___ Items
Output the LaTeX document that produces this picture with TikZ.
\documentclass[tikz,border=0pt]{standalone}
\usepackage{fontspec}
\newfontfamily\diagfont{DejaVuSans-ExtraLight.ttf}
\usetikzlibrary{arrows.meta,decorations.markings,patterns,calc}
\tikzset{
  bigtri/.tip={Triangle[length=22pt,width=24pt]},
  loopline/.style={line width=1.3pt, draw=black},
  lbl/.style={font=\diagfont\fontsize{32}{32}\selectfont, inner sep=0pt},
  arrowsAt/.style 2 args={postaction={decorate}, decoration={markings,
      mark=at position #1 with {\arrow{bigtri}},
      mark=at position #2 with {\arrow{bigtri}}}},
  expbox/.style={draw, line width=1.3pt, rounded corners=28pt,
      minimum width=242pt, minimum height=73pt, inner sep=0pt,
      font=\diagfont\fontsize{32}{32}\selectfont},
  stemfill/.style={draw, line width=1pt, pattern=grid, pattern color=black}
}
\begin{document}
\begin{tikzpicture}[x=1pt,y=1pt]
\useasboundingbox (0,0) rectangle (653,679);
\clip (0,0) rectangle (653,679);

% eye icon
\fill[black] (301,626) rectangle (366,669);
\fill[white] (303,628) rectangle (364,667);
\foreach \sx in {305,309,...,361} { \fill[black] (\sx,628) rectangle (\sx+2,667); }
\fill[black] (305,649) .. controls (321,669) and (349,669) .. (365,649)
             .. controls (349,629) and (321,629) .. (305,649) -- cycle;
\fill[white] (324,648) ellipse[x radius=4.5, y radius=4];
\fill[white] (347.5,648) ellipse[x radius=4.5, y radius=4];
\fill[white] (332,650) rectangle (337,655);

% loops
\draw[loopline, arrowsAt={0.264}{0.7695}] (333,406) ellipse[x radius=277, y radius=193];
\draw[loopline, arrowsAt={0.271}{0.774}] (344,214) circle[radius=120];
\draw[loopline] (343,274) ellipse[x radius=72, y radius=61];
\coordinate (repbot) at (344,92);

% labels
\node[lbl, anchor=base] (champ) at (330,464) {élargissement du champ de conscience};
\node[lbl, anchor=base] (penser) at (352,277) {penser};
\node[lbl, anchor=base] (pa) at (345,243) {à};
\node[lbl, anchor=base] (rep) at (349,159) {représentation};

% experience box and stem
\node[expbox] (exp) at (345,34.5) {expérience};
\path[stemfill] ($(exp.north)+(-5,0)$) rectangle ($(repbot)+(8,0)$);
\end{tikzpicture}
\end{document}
______
___ Items
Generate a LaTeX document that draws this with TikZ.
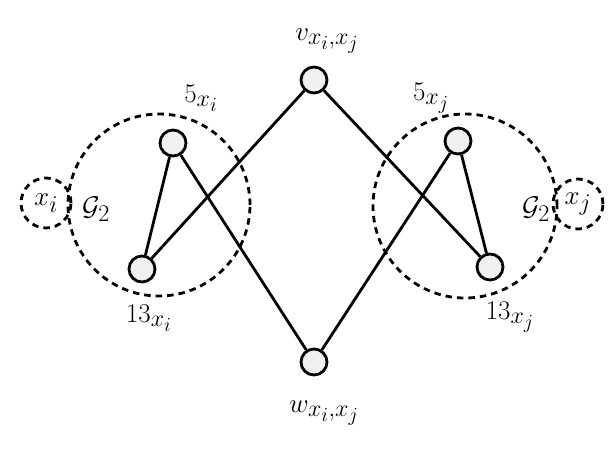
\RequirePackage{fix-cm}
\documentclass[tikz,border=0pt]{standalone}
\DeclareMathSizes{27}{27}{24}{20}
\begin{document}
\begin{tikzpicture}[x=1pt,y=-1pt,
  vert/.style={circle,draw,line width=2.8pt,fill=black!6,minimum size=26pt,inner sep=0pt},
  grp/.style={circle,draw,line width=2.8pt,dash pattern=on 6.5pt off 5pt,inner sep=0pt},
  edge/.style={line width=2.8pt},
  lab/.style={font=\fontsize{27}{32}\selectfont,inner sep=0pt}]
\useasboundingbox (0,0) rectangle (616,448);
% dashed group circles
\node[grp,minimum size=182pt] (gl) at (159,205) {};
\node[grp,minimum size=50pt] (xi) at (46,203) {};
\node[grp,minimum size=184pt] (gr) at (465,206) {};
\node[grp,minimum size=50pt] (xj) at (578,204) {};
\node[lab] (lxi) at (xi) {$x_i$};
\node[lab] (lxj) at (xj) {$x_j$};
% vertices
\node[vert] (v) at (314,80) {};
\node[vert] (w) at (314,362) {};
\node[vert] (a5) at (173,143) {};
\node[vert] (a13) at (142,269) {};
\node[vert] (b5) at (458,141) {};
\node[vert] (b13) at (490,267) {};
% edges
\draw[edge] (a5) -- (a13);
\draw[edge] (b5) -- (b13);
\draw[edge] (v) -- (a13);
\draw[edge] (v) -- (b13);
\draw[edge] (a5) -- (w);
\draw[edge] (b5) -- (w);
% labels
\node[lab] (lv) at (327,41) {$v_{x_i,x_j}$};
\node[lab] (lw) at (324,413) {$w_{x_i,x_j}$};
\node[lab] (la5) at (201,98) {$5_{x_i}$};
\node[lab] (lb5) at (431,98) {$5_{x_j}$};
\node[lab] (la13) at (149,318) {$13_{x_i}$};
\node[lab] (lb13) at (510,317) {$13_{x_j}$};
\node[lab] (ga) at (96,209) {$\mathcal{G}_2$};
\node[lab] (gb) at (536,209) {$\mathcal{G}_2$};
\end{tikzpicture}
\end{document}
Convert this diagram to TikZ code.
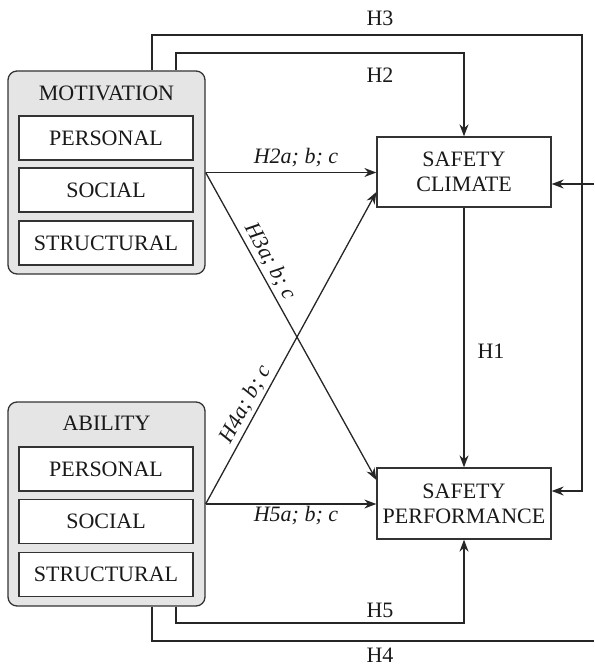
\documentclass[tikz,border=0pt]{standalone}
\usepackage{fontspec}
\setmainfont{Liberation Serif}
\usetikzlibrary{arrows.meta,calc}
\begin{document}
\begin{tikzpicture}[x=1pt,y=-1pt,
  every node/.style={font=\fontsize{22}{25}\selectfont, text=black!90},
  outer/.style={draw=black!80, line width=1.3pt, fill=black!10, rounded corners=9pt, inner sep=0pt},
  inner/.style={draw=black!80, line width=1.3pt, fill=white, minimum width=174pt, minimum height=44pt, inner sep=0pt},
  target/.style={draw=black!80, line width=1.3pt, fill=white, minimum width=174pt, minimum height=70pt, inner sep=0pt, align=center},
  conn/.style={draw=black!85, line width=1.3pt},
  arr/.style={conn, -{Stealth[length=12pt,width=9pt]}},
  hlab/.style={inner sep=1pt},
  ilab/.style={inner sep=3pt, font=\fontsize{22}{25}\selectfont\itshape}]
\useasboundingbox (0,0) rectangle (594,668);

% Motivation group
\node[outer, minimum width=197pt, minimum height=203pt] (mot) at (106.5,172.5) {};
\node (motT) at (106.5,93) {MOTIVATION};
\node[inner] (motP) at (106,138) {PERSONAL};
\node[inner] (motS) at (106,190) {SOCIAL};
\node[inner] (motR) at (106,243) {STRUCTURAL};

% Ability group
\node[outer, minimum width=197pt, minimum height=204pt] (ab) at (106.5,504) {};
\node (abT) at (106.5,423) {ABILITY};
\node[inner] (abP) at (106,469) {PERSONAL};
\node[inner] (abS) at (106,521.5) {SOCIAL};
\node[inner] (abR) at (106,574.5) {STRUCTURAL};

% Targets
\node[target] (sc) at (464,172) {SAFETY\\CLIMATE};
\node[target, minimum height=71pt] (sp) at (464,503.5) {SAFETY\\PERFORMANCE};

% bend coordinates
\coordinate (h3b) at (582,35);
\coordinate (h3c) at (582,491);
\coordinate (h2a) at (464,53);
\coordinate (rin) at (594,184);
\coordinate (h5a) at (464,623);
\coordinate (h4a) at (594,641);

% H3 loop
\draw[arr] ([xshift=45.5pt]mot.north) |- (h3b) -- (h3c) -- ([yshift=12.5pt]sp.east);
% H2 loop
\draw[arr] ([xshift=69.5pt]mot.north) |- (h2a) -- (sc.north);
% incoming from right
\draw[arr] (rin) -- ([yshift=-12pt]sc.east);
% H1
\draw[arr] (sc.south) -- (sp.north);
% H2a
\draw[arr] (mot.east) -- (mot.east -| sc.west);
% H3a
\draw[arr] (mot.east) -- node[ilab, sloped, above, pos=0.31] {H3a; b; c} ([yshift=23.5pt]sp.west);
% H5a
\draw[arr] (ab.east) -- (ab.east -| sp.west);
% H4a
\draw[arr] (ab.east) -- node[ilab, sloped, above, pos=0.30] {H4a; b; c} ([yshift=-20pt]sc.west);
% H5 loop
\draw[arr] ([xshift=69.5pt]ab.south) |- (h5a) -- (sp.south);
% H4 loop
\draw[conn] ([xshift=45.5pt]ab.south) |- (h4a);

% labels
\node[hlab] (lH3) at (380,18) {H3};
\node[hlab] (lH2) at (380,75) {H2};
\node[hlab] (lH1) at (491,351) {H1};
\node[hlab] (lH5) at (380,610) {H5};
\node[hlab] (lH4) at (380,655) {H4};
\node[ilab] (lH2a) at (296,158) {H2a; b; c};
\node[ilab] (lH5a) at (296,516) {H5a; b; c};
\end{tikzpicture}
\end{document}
______
Exercise description ▸ Return all lines with the word "that" in them.

Exercise output ▸
Output the LaTeX document that produces this picture with TikZ.
Generate a LaTeX document that draws this with TikZ.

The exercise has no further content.